Lost in the Land of the Undiagnosed
Sometimes I feel lost. Lost behind the world of the diagnosed.
There are no fundraisers for me. No walks, no T-shirts, bracelets or ribbons. I am the lost within the lost. Aren’t we all in some respect? Trapped by our bodies and lost to the world. A Spoonie KNOWS what it feels like to cry in that hidden crook, lie about how we feel, and watch the world leave us behind. The feelings of loss lead us to a path into the lost.
But what of those that have no name? We have no answer for friends who care enough to really hear the answer to,” How are you doing?” We come across as liars. More so with each month, year, or decade that float by leaving nothing but a wake of pain in its path. We loose more and more friends. Those that were steadfast for 10 long years finally throw in the towel. We are convinced that these are the reason, which at least is what we think.
Okay, enough with the “our”, this is painfully with a self involved touch, about me. Perhaps I am alone in feeling this way.
I find kinship here in the boards. I know I am not alone in my suffering. And for that I will forever be grateful. But I admit the green monster that creeps in my shadow. He’s envious of the organized fundraisers and wishes he could have a name. He is Envy. And he makes an ugly person of me. On the days he sticks his head out, I am nasty. I may be snappy or rude, but I am ALWAYS jealous and angry about being jealous instead of supportive. Even writing it makes me feel like I’ve an ugly heart.
How come I can not find it in me to just be glad to have the sisterhood? The one’s offering an ear or hug or spoon. And like schizoid-typo, I am both. I wish I could walk for Lupus and MS; while in kind, I long for recognition for MY mystery. It is just as real, but how does one address the invisible? How can I get to healing myself when I’ve no idea what’s wrong.
It’s autoimmune they say. Those are neurological symptoms they say. But you are an enigma is the written diagnosis for me. Hurrah! I’ve not only felt lost behind those with a name, but I’ve lost my friends. I’ve lost some family. And most disturbingly, I’ve lost doctors who lost patience in my frustrating condition. *sigh* All loss, and lost.
Why on earth should I be jealous of a named chronic condition? Why do I crave it so? Perhaps I will never know. It just is. But my fellow Spoonies…I will always have love for you and hope to never feel lost in our connections!

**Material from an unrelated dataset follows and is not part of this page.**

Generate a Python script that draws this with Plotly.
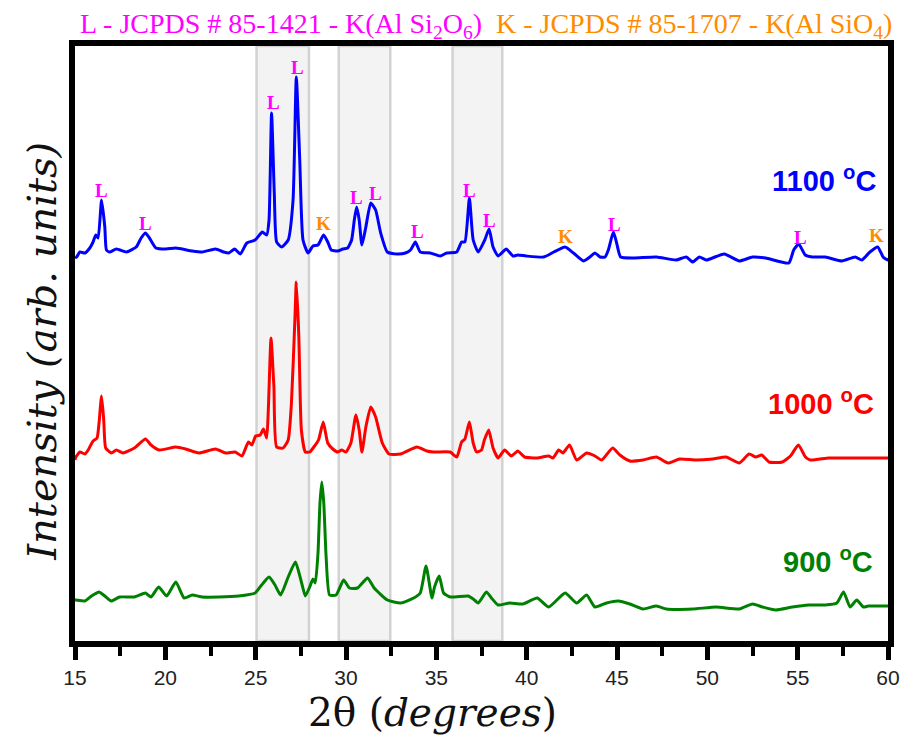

Alas, I will continue to creep among the diagnosed. Hopeful for their comfort and financial gain to work that sucker to a cure! All while envious of their Names in the tabloid! These are ugly diseases, but as I’ve learned in here, always existing in beautiful carriers.
Written by Sonja McDaniel (sacredjinx on our butyoudontlooksick.com message boards)
I’m a 37 year old female undiagnosed for 12 and a half years. I live in the SF Bay Area surrounded by my wonderful husband, my mom and all of our rescued critters. I’m living proof that you can’t judge a book by it’s cover! Punk looking, art making’, book reading freak!